## Given exercise
The material below should be written out in full and exactly; pictures stay out of the copy.
____________________
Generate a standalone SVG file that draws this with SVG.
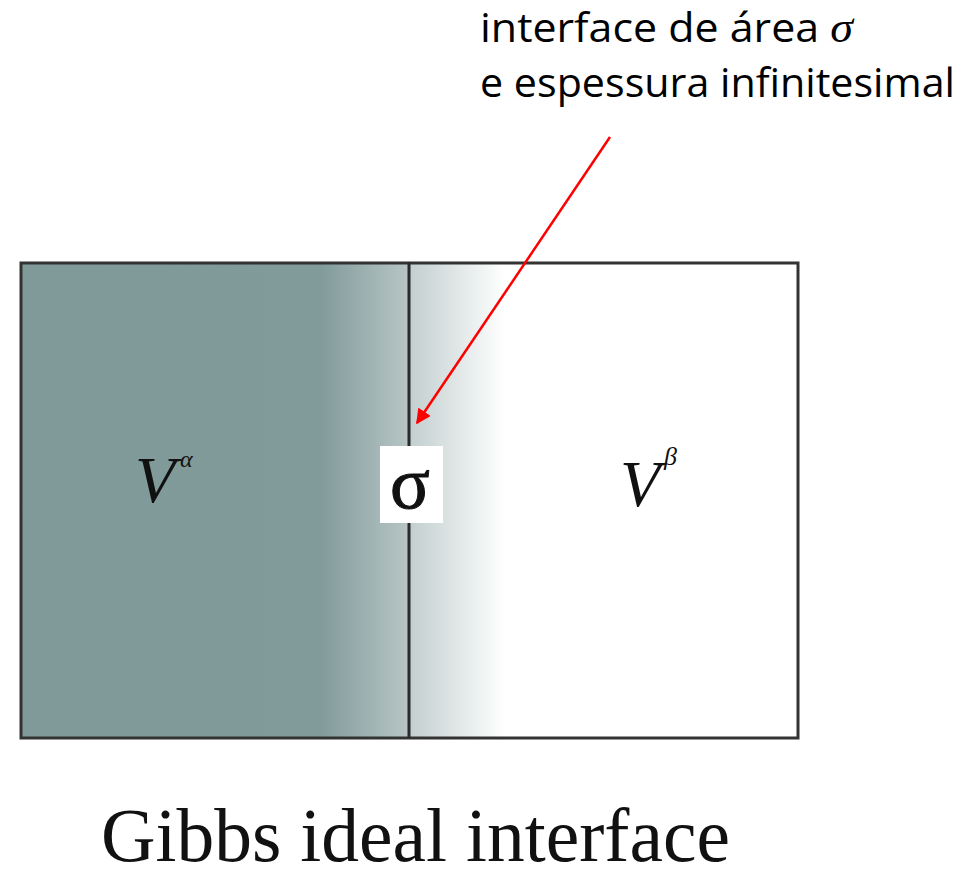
<svg xmlns="http://www.w3.org/2000/svg" width="973" height="869" viewBox="0 0 973 869">
<style>
.lbl{font-family:"Open Sans","Liberation Sans",sans-serif;font-size:41px;fill:#000}
.tm{font-family:"Liberation Serif",serif;fill:#111}
</style>
<defs>
<linearGradient id="gl" x1="20" y1="0" x2="409" y2="0" gradientUnits="userSpaceOnUse">
<stop offset="0" stop-color="#7f9a99"/>
<stop offset="0.77" stop-color="#809b9a"/>
<stop offset="1" stop-color="#b8c5c5"/>
</linearGradient>
<linearGradient id="gr" x1="409" y1="0" x2="505" y2="0" gradientUnits="userSpaceOnUse">
<stop offset="0" stop-color="#c2cece"/>
<stop offset="1" stop-color="#ffffff"/>
</linearGradient>
<marker id="ah" viewBox="0 0 10 10" refX="9" refY="5" markerWidth="6" markerHeight="6" orient="auto" markerUnits="strokeWidth">
<path d="M0,0 L10,5 L0,10 z" fill="#ff0000"/>
</marker>
</defs>
<g id="box">
<rect x="20" y="262" width="389" height="476" fill="url(#gl)"/>
<rect x="409" y="262" width="389" height="476" fill="url(#gr)"/>
<rect x="21" y="263" width="777" height="475" fill="none" stroke="#333" stroke-width="3"/>
<line x1="409" y1="262" x2="409" y2="738" stroke="#2b2b2b" stroke-width="3"/>
</g>
<g id="sigma">
<rect x="380" y="446" width="63" height="77" fill="#fff"/>
<text x="410" y="508" class="tm" font-size="74" text-anchor="middle" stroke="#111" stroke-width="1">σ</text>
</g>
<g id="valpha">
<text x="135" y="502" class="tm" font-size="66" font-style="italic">V</text>
<text x="180" y="467" class="tm" font-size="24" font-style="italic">α</text>
</g>
<g id="vbeta">
<text x="620" y="506" class="tm" font-size="66" font-style="italic">V</text>
<text x="664" y="465" class="tm" font-size="26" font-style="italic">β</text>
</g>
<g id="label">
<text x="480" y="42" class="lbl" textLength="373" lengthAdjust="spacingAndGlyphs">interface de área <tspan font-family="Liberation Serif,serif" font-style="italic" font-size="44">σ</tspan></text>
<text x="480" y="97" class="lbl" textLength="475" lengthAdjust="spacingAndGlyphs">e espessura infinitesimal</text>
</g>
<g id="caption">
<text x="101" y="861" class="tm" font-size="76" textLength="629" lengthAdjust="spacingAndGlyphs">Gibbs ideal interface</text>
</g>
<g id="connectors">
<line x1="610" y1="137" x2="417" y2="423" stroke="#ff0000" stroke-width="2.5" marker-end="url(#ah)"/>
</g>
</svg>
____________________
## Reply
Generate a standalone SVG file that draws this with SVG.
<svg xmlns="http://www.w3.org/2000/svg" width="973" height="869" viewBox="0 0 973 869">
<style>
.lbl{font-family:"Open Sans","Liberation Sans",sans-serif;font-size:41px;fill:#000}
.tm{font-family:"Liberation Serif",serif;fill:#111}
</style>
<defs>
<linearGradient id="gl" x1="20" y1="0" x2="409" y2="0" gradientUnits="userSpaceOnUse">
<stop offset="0" stop-color="#7f9a99"/>
<stop offset="0.77" stop-color="#809b9a"/>
<stop offset="1" stop-color="#b8c5c5"/>
</linearGradient>
<linearGradient id="gr" x1="409" y1="0" x2="505" y2="0" gradientUnits="userSpaceOnUse">
<stop offset="0" stop-color="#c2cece"/>
<stop offset="1" stop-color="#ffffff"/>
</linearGradient>
<marker id="ah" viewBox="0 0 10 10" refX="9" refY="5" markerWidth="6" markerHeight="6" orient="auto" markerUnits="strokeWidth">
<path d="M0,0 L10,5 L0,10 z" fill="#ff0000"/>
</marker>
</defs>
<g id="box">
<rect x="20" y="262" width="389" height="476" fill="url(#gl)"/>
<rect x="409" y="262" width="389" height="476" fill="url(#gr)"/>
<rect x="21" y="263" width="777" height="475" fill="none" stroke="#333" stroke-width="3"/>
<line x1="409" y1="262" x2="409" y2="738" stroke="#2b2b2b" stroke-width="3"/>
</g>
<g id="sigma">
<rect x="380" y="446" width="63" height="77" fill="#fff"/>
<text x="410" y="508" class="tm" font-size="74" text-anchor="middle" stroke="#111" stroke-width="1">σ</text>
</g>
<g id="valpha">
<text x="135" y="502" class="tm" font-size="66" font-style="italic">V</text>
<text x="180" y="467" class="tm" font-size="24" font-style="italic">α</text>
</g>
<g id="vbeta">
<text x="620" y="506" class="tm" font-size="66" font-style="italic">V</text>
<text x="664" y="465" class="tm" font-size="26" font-style="italic">β</text>
</g>
<g id="label">
<text x="480" y="42" class="lbl" textLength="373" lengthAdjust="spacingAndGlyphs">interface de área <tspan font-family="Liberation Serif,serif" font-style="italic" font-size="44">σ</tspan></text>
<text x="480" y="97" class="lbl" textLength="475" lengthAdjust="spacingAndGlyphs">e espessura infinitesimal</text>
</g>
<g id="caption">
<text x="101" y="861" class="tm" font-size="76" textLength="629" lengthAdjust="spacingAndGlyphs">Gibbs ideal interface</text>
</g>
<g id="connectors">
<line x1="610" y1="137" x2="417" y2="423" stroke="#ff0000" stroke-width="2.5" marker-end="url(#ah)"/>
</g>
</svg>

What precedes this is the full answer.